Let’s be honest. Performing arts institutions despite being places of robust creativity, have been largely unwilling or unable to maneuver to adjust to the market, or to build organizations that are flexible and nimble. We have often built structures that were unprepared to adapt and change, even when threatened by increased competition, unsustainable financial models, unresponsive administrators, undercapitalized institutions, and changing audiences. And that has in turn led to artists that lack flexibility and adaptability, and who have not been adequately equipped for this brave new world.
I think the future depends on all this changing. I think all of us who are part of this field are challenged to be bolder, take more risks – and accept and learn from the mistakes that come with risk – while not losing sight of why we fell in love with what we do in the first place.
I am proud that Peabody is in part leading this important conversation, and am buoyed by seeing that the kinds of things that are so important to the future of the field – diversity, flexibility, and adaptability right alongside the pride we all have in our artistic outcomes – are the very things that we have been working on in a strategic and intentional way at Peabody in recent years. It is why we put the Breakthrough Curriculum in place; it is why we have had a laser-like focus on diversifying our faculty and student population; it is why we’ve invested in important early-life programs and partnerships to create equitable access to our field. We are now more determined than ever to continue on that path.
So, as you, our graduates today, consider your role in this brave new world, I invite and urge you to think about how you relate to these priorities that are crying out for energetic, creative, authentic and thoughtful solutions. I know you’ll bring your passion and artistic commitment, and many beautiful performances to the world.
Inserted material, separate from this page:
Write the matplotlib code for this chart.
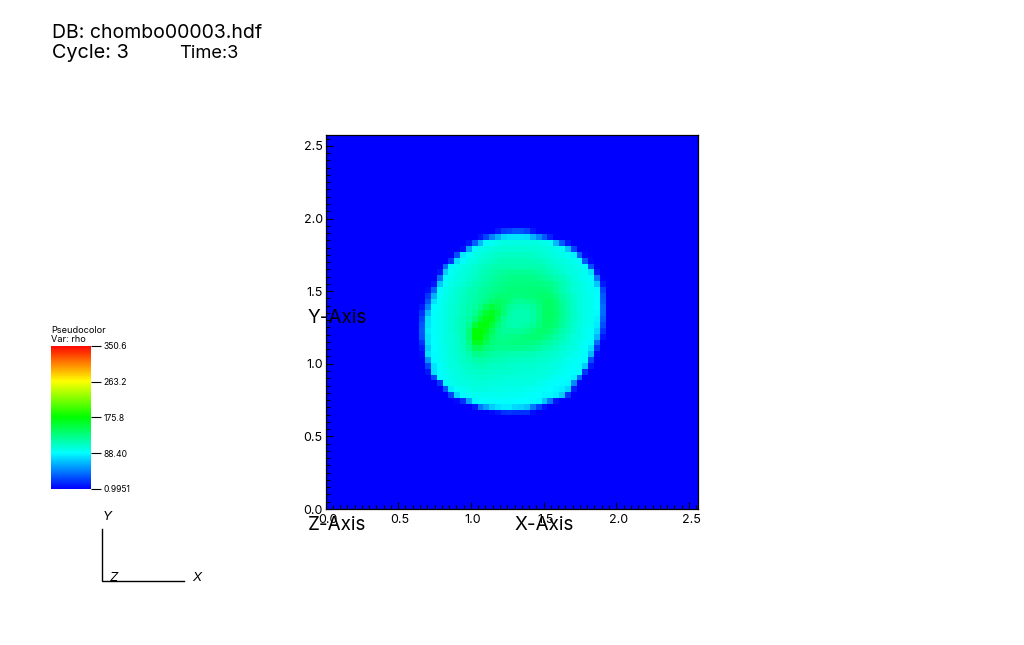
import numpy as np
import matplotlib
matplotlib.use("Agg")
import matplotlib.pyplot as plt
from matplotlib.colors import LinearSegmentedColormap
from matplotlib.ticker import AutoMinorLocator
from matplotlib.transforms import ScaledTranslation

W, H = 1024, 645
plt.rcParams['font.family'] = ['Inter', 'DejaVu Sans']

VMIN, VMAX = 0.9951, 350.6
CBAR_TICKS = [0.9951, 88.40, 175.8, 263.2, 350.6]
CBAR_LABELS = ['0.9951', '88.40', '175.8', '263.2', '350.6']
AXIS_TICKS = [0.0, 0.5, 1.0, 1.5, 2.0, 2.5]
AXIS_LABELS = ['0.0', '0.5', '1.0', '1.5', '2.0', '2.5']
X_MAX, Y_MAX = 2.562, 2.575
N_CELLS = 64
BACKGROUND = 1.0
DISC_START = 16

# rho, top row first, 32 x 32 cells around the disc
DISC = [
[1]*13+[10,22,25,30,30,25,8],
[1]*10+[8,25,45,62,76,80,80,80,78,62,48,32,12],
[1]*8+[8,35,65,88,93,96,98,98,98,98,98,98,98,96,93,65,32,10],
[1]*7+[7,58,88,96,99,102,103,104,104,104,104,104,104,103,102,99,96,93,68,25],
[1]*6+[28,82,90,97,100,104,106,108,109,109,109,109,109,108,106,104,102,99,96,93,85,35,5],
[1]*5+[20,78,90,97,100,104,107,110,112,113,113,113,113,113,112,111,109,106,103,100,97,94,90,32,5],
[1]*4+[38,86,93,98,102,105,109,112,115,116,117,117,117,117,117,116,115,113,110,106,103,100,97,94,88,28,3],
[1]*3+[8,72,92,97,100,104,107,111,115,118,121,123,125,125,125,125,123,121,118,114,110,105,102,98,96,93,80,10],
[1]*3+[38,88,95,98,102,106,110,114,118,121,124,127,129,130,130,130,129,127,125,121,116,111,105,100,96,93,88,42,3],
[1]*2+[8,70,92,97,100,104,108,113,117,121,124,127,130,132,133,133,133,133,133,132,129,123,116,110,104,100,96,92,70,10],
[1]+[6,35,88,95,99,104,108,113,117,121,124,127,130,133,134,134,134,134,135,136,136,133,125,117,110,103,100,96,93,88,25],
[1]+[20,62,92,96,101,105,110,114,118,122,126,131,136,137,135,133,133,134,136,138,140,138,131,121,113,105,101,97,94,89,32],
[1]+[30,78,92,97,102,106,111,115,119,124,131,140,143,140,133,127,125,126,130,135,141,143,136,125,115,107,102,97,94,89,35],
[8,45,88,94,98,103,107,112,116,122,132,145,154,148,137,125,120,118,119,123,132,141,143,137,126,116,107,102,97,94,89,38],
[18,65,90,95,99,103,107,112,118,128,143,160,165,153,134,121,117,115,117,121,130,141,144,138,127,117,108,102,97,94,88,38],
[25,78,90,95,99,103,108,113,121,136,156,170,168,146,126,118,116,116,117,121,130,141,143,137,126,116,107,101,97,93,85,35],
[30,80,90,95,99,103,108,114,127,158,170,172,156,136,123,118,117,118,120,125,133,141,141,134,123,114,106,100,96,93,82,28],
[32,82,90,94,98,103,108,115,134,172,176,166,146,130,123,123,123,125,128,133,138,139,135,127,118,111,104,99,95,92,75,20],
[30,80,90,94,98,102,107,114,136,174,175,156,138,130,127,129,131,133,135,137,137,133,127,120,113,107,102,98,95,90,65,8],
[18,78,89,94,98,102,106,113,130,164,166,148,136,131,131,132,133,133,133,132,130,125,120,115,110,105,100,96,92,88,38,1],
[10,72,89,93,97,101,106,112,124,145,146,136,130,127,127,127,127,127,126,124,121,117,113,110,106,102,98,94,90,80,20,1],
[5,78,88,93,97,101,105,110,117,129,129,126,121,119,118,117,116,115,115,113,111,109,107,105,102,98,95,92,88,65,5,1],
[1,52,88,93,97,100,103,108,112,118,119,118,115,113,112,111,110,110,109,108,107,106,104,102,98,95,93,91,88,28,1,1],
[1,25,80,91,96,100,102,105,108,111,113,112,110,109,108,107,107,106,105,105,104,103,101,99,96,93,91,90,72,10,1,1],
[1,8,78,89,94,97,100,103,105,107,108,108,107,106,105,105,104,104,103,103,102,101,99,96,94,92,91,90,20,1,1,1],
[1,1,25,88,92,96,98,100,103,104,105,105,104,104,103,102,102,101,101,100,100,99,96,93,91,90,85,38,1,1,1,1],
[1,1,1,20,88,94,97,99,100,101,102,101,101,100,100,99,99,99,98,98,96,94,91,90,88,86,48,3,1,1,1,1],
[1,1,1,1,30,82,92,95,97,98,98,98,97,97,97,96,96,96,95,94,92,90,89,87,84,76,12,1,1,1,1,1],
[1]*5+[25,75,88,92,94,94,94,94,94,94,93,93,93,92,90,89,87,86,84,72,20],
[1]*6+[4,18,58,86,89,90,90,90,90,90,89,89,89,88,86,70,42,8],
[1]*9+[10,42,58,72,80,82,82,76,74,68,42,24,8],
[1]*12+[4,10,18,20,18,18,18,6],
]

grid = np.full((N_CELLS, N_CELLS), BACKGROUND)
disc = np.array([(r + [1]*32)[:32] for r in DISC], dtype=float)
grid[DISC_START:DISC_START+32, DISC_START:DISC_START+32] = disc

cmap = LinearSegmentedColormap.from_list(
    'visit_hot', ['#0000ff', '#00ffff', '#00ff00', '#ffff00', '#ff0000'], N=256)

fig = plt.figure(figsize=(W/100, H/100), dpi=100, facecolor='white')

def box(left, top, right, bottom):
    return [left/W, 1-bottom/H, (right-left)/W, (bottom-top)/H]

# main plot
ax = fig.add_axes(box(325.5, 135, 698, 509))
ax.imshow(grid, cmap=cmap, vmin=VMIN, vmax=VMAX, origin='upper',
          extent=(0, X_MAX, 0, Y_MAX), aspect='auto', interpolation='nearest')
ax.set_xlim(0, X_MAX)
ax.set_ylim(0, Y_MAX)
ax.set_xticks(AXIS_TICKS, AXIS_LABELS)
ax.set_yticks(AXIS_TICKS, AXIS_LABELS)
ax.xaxis.set_minor_locator(AutoMinorLocator(10))
ax.yaxis.set_minor_locator(AutoMinorLocator(10))
ax.tick_params(which='major', direction='in', length=5.2, width=0.8, color='k',
               labelsize=9, pad=3.8, top=False, right=False)
ax.tick_params(axis='y', which='major', pad=2)
ax.tick_params(which='minor', direction='in', length=2.9, width=0.8, color='k',
               top=False, right=False)
for lab in ax.get_xticklabels():
    lab.set_transform(lab.get_transform() + ScaledTranslation(2/100, 0, fig.dpi_scale_trans))
for s in ax.spines.values():
    s.set_linewidth(0.9)
    s.set_color('k')

# colorbar
cax = fig.add_axes(box(51, 346, 91, 489))
cax.imshow(np.linspace(VMAX, VMIN, 256)[:, None], cmap=cmap, vmin=VMIN, vmax=VMAX,
           extent=(0, 1, VMIN, VMAX), aspect='auto')
cax.set_xticks([])
cax.yaxis.tick_right()
cax.set_yticks(CBAR_TICKS, CBAR_LABELS)
cax.tick_params(axis='y', direction='out', length=7, width=0.8, labelsize=6.2, pad=2)
for s in cax.spines.values():
    s.set_visible(False)

# overlay in pixel coordinates for annotation text and the triad
ov = fig.add_axes([0, 0, 1, 1], facecolor='none')
ov.set_xlim(0, W)
ov.set_ylim(H, 0)
ov.axis('off')

def t(x, y, s, size, **kw):
    kw.setdefault('ha', 'left')
    kw.setdefault('va', 'baseline')
    ov.text(x, y, s, fontsize=size, color='k', **kw)

t(52, 38, 'DB: chombo00003.hdf', 14)
t(52, 58, 'Cycle: 3', 14.3)
t(179, 58, 'Time:3', 13.2)
t(51, 333, 'Pseudocolor', 6.6)
t(51, 342, 'Var: rho', 6.6)
t(308, 323, 'Y-Axis', 13.6)
t(308, 530, 'Z-Axis', 13.6)
t(514, 530, 'X-Axis', 13.6)
t(107, 520, 'Y', 9.5, ha='center', style='italic')
t(114, 581, 'Z', 9.5, ha='center', style='italic')
t(197, 581, 'X', 9.5, ha='center', style='italic')
ov.plot([102, 102, 184], [529, 580.5, 580.5], color='k', lw=1.0, solid_joinstyle='miter')

fig.savefig('out.png', dpi=100)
Now, I challenge you to think hard about what your role will be in creating a more diverse and equitable performing arts field; how will you be part of changing and advancing the artistic institutions with whom you are affiliated. How will you be more flexible, adaptable, and nimble, and settle for nothing less from your institutions – just as many of you have already helped push Peabody forward in its institutional thinking and approach.
While it may be hard to imagine, you may be surprised to find that this is where you in fact find the most joy, and make the greatest contribution.
Peabody is proud of you today. I am proud of you today. And I know that as you go out, and find your way in life and career, you will do wonderful things, and you’ll do them with the same grit and determination that has brought you to this point today.
I congratulate you, and am especially proud that today and going forward you call yourselves Peabody alumni.